Historiquement, l’idée de produire et de vendre émane d’une volonté d’indépendance économique.

La différence la plus explicite avec les PME ordinaires est la finalité des activités. Toutes les abbayes soulignent que la maximisation du profit n’est pas leur motivation première. Historiquement, l’idée de produire et de vendre émane d’une volonté d’indépendance économique. Celle-ci reste fondamentale, même dans une brasserie qui produit des dizaines de milliers d’hectolitres chaque année. “L’idée que la croissance de nos activités économiques est indispensable nous est étrangère, sourit Philippe Van Assche, directeur général de la brasserie Westmalle. Quand les brasseurs commerciaux ont commencé à surfer sur la tendance des doubles et des triples, nous avons délibérément refusé de céder à la pression et d’augmenter la production. Les mauvaises langues affirment que nous créons délibérément de la pénurie, mais c’est faux. C’est une abbaye avec une brasserie, pas l’inverse. C’est pourquoi nous avons fixé une limite à la croissance des activités brassicoles. L’objectif reste de nous suffire à nous-mêmes et de maintenir une qualité élevée.”

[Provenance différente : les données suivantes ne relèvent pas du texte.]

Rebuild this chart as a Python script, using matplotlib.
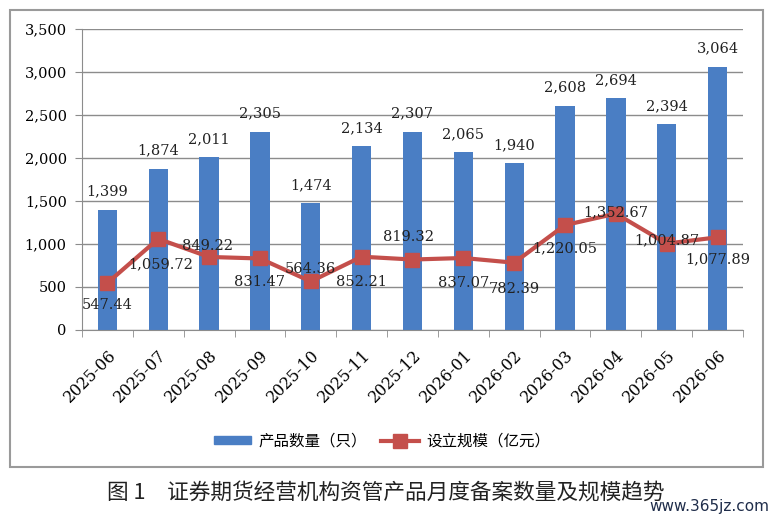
import numpy as np
import matplotlib
matplotlib.use('Agg')
import matplotlib.pyplot as plt
from matplotlib.patches import Rectangle
from matplotlib.lines import Line2D

months = ['2025-06', '2025-07', '2025-08', '2025-09', '2025-10', '2025-11', '2025-12',
          '2026-01', '2026-02', '2026-03', '2026-04', '2026-05', '2026-06']
counts = [1399, 1874, 2011, 2305, 1474, 2134, 2307, 2065, 1940, 2608, 2694, 2394, 3064]
scale = [547.44, 1059.72, 849.22, 831.47, 564.36, 852.21, 819.32,
         837.07, 782.39, 1220.05, 1352.67, 1004.87, 1077.89]
# where each line label sits relative to its point (offset in points)
scale_label_offsets = [(0, -16), (2, -18), (-1, 8), (0, -17), (0, 9), (0, -18), (-3, 16),
                       (0, -18), (0, -19), (0, -17), (0, 1), (0, 2), (0, -16)]

bar_color = '#4a7ec4'
line_color = '#c44f4b'
num_font = 'DejaVu Serif'
cjk = ['Noto Sans CJK SC', 'DejaVu Sans']

fig = plt.figure(figsize=(7.72, 5.19), dpi=100)
ax = fig.add_axes([0.1062, 0.3642, 0.8562, 0.5799])

# outer frame of the chart
fig.patches.append(Rectangle((10 / 772, 1 - 467 / 519), 753 / 772, 457 / 519,
                             transform=fig.transFigure, fill=False,
                             edgecolor='#9a9a9a', linewidth=1.5))

x = np.arange(len(months))
ax.bar(x, counts, width=0.38, color=bar_color, zorder=2)
ax.plot(x, scale, color=line_color, linewidth=3, marker='s', markersize=9.5, zorder=3)

for i, v in enumerate(counts):
    ax.annotate(f'{v:,}', (x[i], v), xytext=(0, 8), textcoords='offset points',
                ha='center', va='bottom', fontsize=10.5, family=num_font, color='#222222')

for i, v in enumerate(scale):
    dx, dy = scale_label_offsets[i]
    ax.annotate(f'{v:,.2f}', (x[i], v), xytext=(dx, dy), textcoords='offset points',
                ha='center', va='center', fontsize=10.5, family=num_font, color='#222222',
                zorder=4)

ax.set_xlim(-0.5, len(months) - 0.5)
ax.set_ylim(0, 3500)
ax.set_yticks(np.arange(0, 3501, 500))
ax.set_yticklabels([f'{t:,}' for t in range(0, 3501, 500)], family=num_font, fontsize=10.5)
ax.yaxis.grid(True, color='#8c8c8c', linewidth=1)
ax.set_axisbelow(True)

ax.set_xticks(x)
ax.set_xticklabels(months, rotation=45, ha='right', va='top', rotation_mode='anchor',
                   family=num_font, fontsize=11.5)
ax.set_xticks(np.arange(-0.5, len(months)), minor=True)
ax.tick_params(axis='x', which='major', length=0, pad=12)
ax.tick_params(axis='x', which='minor', length=5, color='#8c8c8c')
ax.tick_params(axis='y', length=5, color='#8c8c8c', pad=6)

for s in ['top', 'right']:
    ax.spines[s].set_visible(False)
for s in ['left', 'bottom']:
    ax.spines[s].set_color('#8c8c8c')

handles = [Rectangle((0, 0), 1, 1, color=bar_color),
           Line2D([], [], color=line_color, linewidth=3, marker='s', markersize=9.5)]
fig.legend(handles, ['产品数量（只）', '设立规模（亿元）'], loc='center',
           bbox_to_anchor=(382 / 772, 1 - 441 / 519), ncol=2, frameon=False,
           prop={'family': cjk, 'size': 11.2}, handlelength=2.4, handleheight=0.5,
           handletextpad=0.5, columnspacing=0.9)

fig.text(107 / 772, 1 - 493 / 519, '图 1　证券期货经营机构资管产品月度备案数量及规模趋势',
         family=cjk, fontsize=15.6, va='center', ha='left', color='#222222')
fig.text(769 / 772, 1 - 506 / 519, 'www.365jz.com', family=['Liberation Sans Narrow', 'DejaVu Sans'],
         fontsize=11, va='center', ha='right', color='#1f2d4a')

fig.savefig('out.png', dpi=100)
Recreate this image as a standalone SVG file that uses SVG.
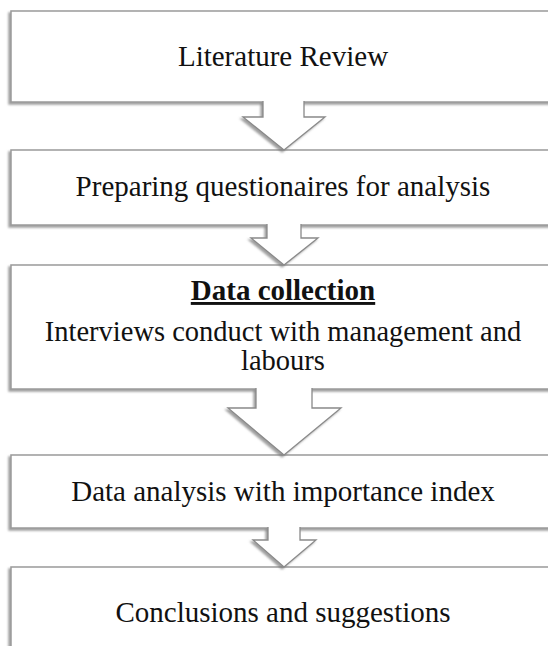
<svg xmlns="http://www.w3.org/2000/svg" width="548" height="646" viewBox="0 0 548 646">
<defs>
<filter id="sh" x="-10%" y="-10%" width="120%" height="130%">
<feDropShadow dx="-2" dy="2" stdDeviation="1.3" flood-color="#777" flood-opacity="0.7"/>
</filter>
<style>
.box{fill:#fff;stroke:#9a9a9a;stroke-width:1.5;filter:url(#sh)}
.arr{fill:#fff;stroke:#8a8a8a;stroke-width:1.3;stroke-linejoin:miter;filter:url(#sh)}
.t{font-family:"Liberation Serif","Times New Roman",serif;font-size:29px;fill:#111;text-anchor:middle}
.s{font-size:28.5px}
.b{font-weight:bold;text-decoration:underline}
</style>
</defs>
<rect width="548" height="646" fill="#fff"/>
<g id="n1"><rect class="box" x="11" y="11" width="560" height="91"/><text class="t" x="283" y="66">Literature Review</text></g>
<g id="n2"><rect class="box" x="11" y="150" width="560" height="75"/><text class="t" x="283" y="196">Preparing questionaires for analysis</text></g>
<g id="n3"><rect class="box" x="11" y="265" width="560" height="124"/><text class="t b" x="283" y="300">Data collection</text><text class="t s" x="283" y="341">Interviews conduct with management and</text><text class="t s" x="283" y="370">labours</text></g>
<g id="n4"><rect class="box" x="11" y="455" width="560" height="73"/><text class="t" x="283" y="501">Data analysis with importance index</text></g>
<g id="n5"><rect class="box" x="11" y="567" width="560" height="100"/><text class="t" x="283" y="622">Conclusions and suggestions</text></g>
<g id="connectors">
<path class="arr" d="M263,101 L263,117 L243,117 L284,150 L325,117 L304,117 L304,101"/>
<path class="arr" d="M267,224 L267,238 L251,238 L284,265 L318,238 L301,238 L301,224"/>
<path class="arr" d="M256,388 L256,408 L228,408 L284,455 L341,408 L312,408 L312,388"/>
<path class="arr" d="M268,527 L268,540 L253,540 L284,567 L316,540 L300,540 L300,527"/>
</g>
</svg>
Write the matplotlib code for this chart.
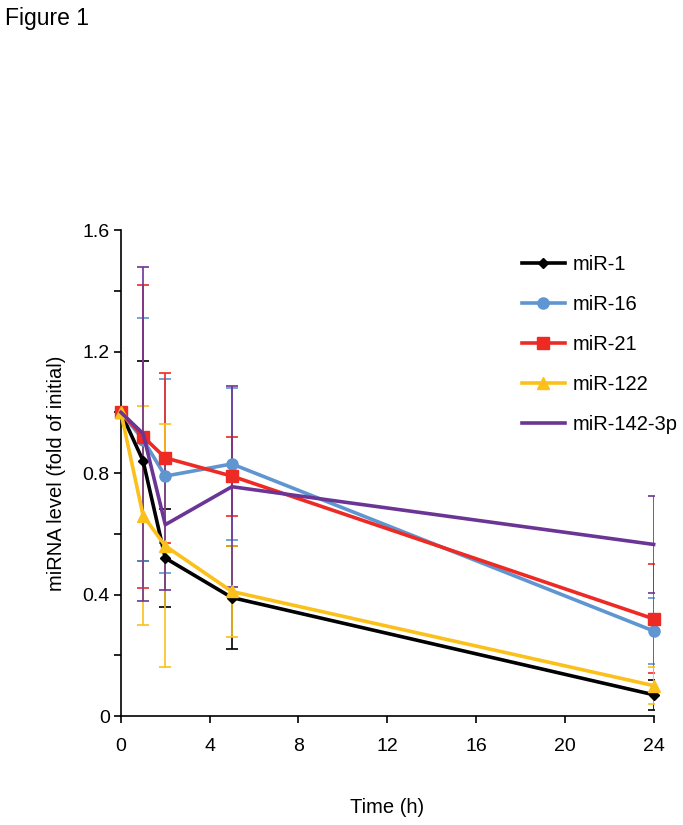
import matplotlib
matplotlib.use("Agg")
import matplotlib.pyplot as plt
from matplotlib.ticker import MultipleLocator

plt.rcParams['font.family'] = ['Liberation Sans', 'DejaVu Sans']

time_h = [0, 1, 2, 5, 24]
series_names = ["miR-1", "miR-16", "miR-21", "miR-122", "miR-142-3p"]

mir1 = [1.0, 0.84, 0.52, 0.39, 0.07]
mir1_err = [0.0, 0.33, 0.16, 0.17, 0.05]

mir16 = [1.0, 0.91, 0.79, 0.83, 0.28]
mir16_err = [0.0, 0.40, 0.32, 0.25, 0.11]

mir21 = [1.0, 0.92, 0.85, 0.79, 0.32]
mir21_err = [0.0, 0.50, 0.28, 0.13, 0.18]

mir122 = [1.0, 0.66, 0.56, 0.41, 0.10]
mir122_err = [0.0, 0.36, 0.40, 0.15, 0.06]

mir142 = [1.0, 0.93, 0.63, 0.755, 0.565]
mir142_err = [0.0, 0.55, 0.215, 0.33, 0.16]

values = [mir1, mir16, mir21, mir122, mir142]
errors = [mir1_err, mir16_err, mir21_err, mir122_err, mir142_err]
colors = ["#000000", "#5F95D0", "#EE2A24", "#FBC01A", "#6B3595"]
markers = ["D", "o", "s", "^", None]
msizes = [5.5, 8, 8, 8, 0]

fig = plt.figure(figsize=(6.83, 8.25), dpi=100)
ax = fig.add_axes([0.177, 0.1321, 0.780, 0.589])

# error bars first (behind lines)
for v, e, c in zip(values, errors, colors):
    ax.errorbar(time_h, v, yerr=e, fmt='none', ecolor=c, elinewidth=1.2,
                capsize=4, capthick=1.2, zorder=2)

for name, v, c, m, ms in zip(series_names, values, colors, markers, msizes):
    ax.plot(time_h, v, color=c, lw=2.6, marker=m, markersize=ms,
            label=name, zorder=3, clip_on=False)

ax.set_xlim(0, 24)
ax.set_ylim(0, 1.6)
ax.set_xticks([0, 4, 8, 12, 16, 20, 24])
ax.set_xticklabels(["0", "4", "8", "12", "16", "20", "24"])
ax.set_yticks([0, 0.4, 0.8, 1.2, 1.6])
ax.set_yticklabels(["0", "0.4", "0.8", "1.2", "1.6"])
ax.yaxis.set_minor_locator(MultipleLocator(0.2))
ax.tick_params(axis='both', which='both', direction='out', length=5, width=1.2,
               labelsize=14, colors='black')
ax.tick_params(axis='y', which='both', pad=3)
ax.tick_params(axis='x', pad=11)
for s in ['top', 'right']:
    ax.spines[s].set_visible(False)
for s in ['left', 'bottom']:
    ax.spines[s].set_linewidth(1.2)

ax.set_xlabel("Time (h)", fontsize=14.5, labelpad=31)
ax.set_ylabel("miRNA level (fold of initial)", fontsize=14.5, labelpad=12)

leg = ax.legend(loc='upper left', bbox_to_anchor=(0.737, 0.966), frameon=False,
                fontsize=14.5, handlelength=2.15, labelspacing=1.05,
                handletextpad=0.4, borderaxespad=0)

fig.text(0.008, 0.992, "Figure 1", fontsize=16.5, va='top', ha='left')

fig.savefig("out.png", dpi=100)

ABBAYE DE SCOURMONT A Chimay, le premier objectif est l'emploi.
ABBAYE DE SCOURMONT A Chimay, le premier objectif est l’emploi.© BELGAIMAGE

A Westvleteren, l’abbaye Saint-Sixte a fait un choix comparable au siècle dernier. L’abbé a limité la production de bière dès 1946 au motif que l’activité économique empiétait trop sur la vie monastique. “C’est essentiel pour nos moines, confirme le porte-parole Yves Panneels. Avec les revenus, la communauté peut vivre, payer le salaire des profanes qu’elle emploie et financer l’entretien du domaine et du bâtiment. L’abbaye utilise également ses revenus pour soutenir des oeuvres caritatives.”

OEuvres caritatives

Dans de nombreuses abbayes, l’économie abbatiale a clairement une dimension sociale. Par exemple, à l’abbaye de Scourmont, à Chimay, le premier objectif est l’emploi, vu la situation économique de

la région. A Averbode, on met l’accent sur les oeuvres paroissiales. Averbode est une abbaye norbertine, alors que les soeurs et les frères de Westmalle, Orval, Brecht ou Westvleteren, par exemple, suivent la règle de saint Benoît. “C’est une nuance importante, explique le père Eric Seghers, l’économe d’Averbode. Nous ne sommes pas moines et nous avons des activités pastorales plus variées en dehors des murs de l’abbaye. Cela se traduit également dans notre modèle économique.” Pour la production de bières, fromages, pains, moutarde et autres produits, l’abbaye d’Averbode fait appel à des partenaires externes. “Nous voulons impliquer activement des gens de la région dans nos activités économiques. C’est pourquoi nous avons choisi quatre partenaires avec lesquels nous travaillons en étroite collaboration.”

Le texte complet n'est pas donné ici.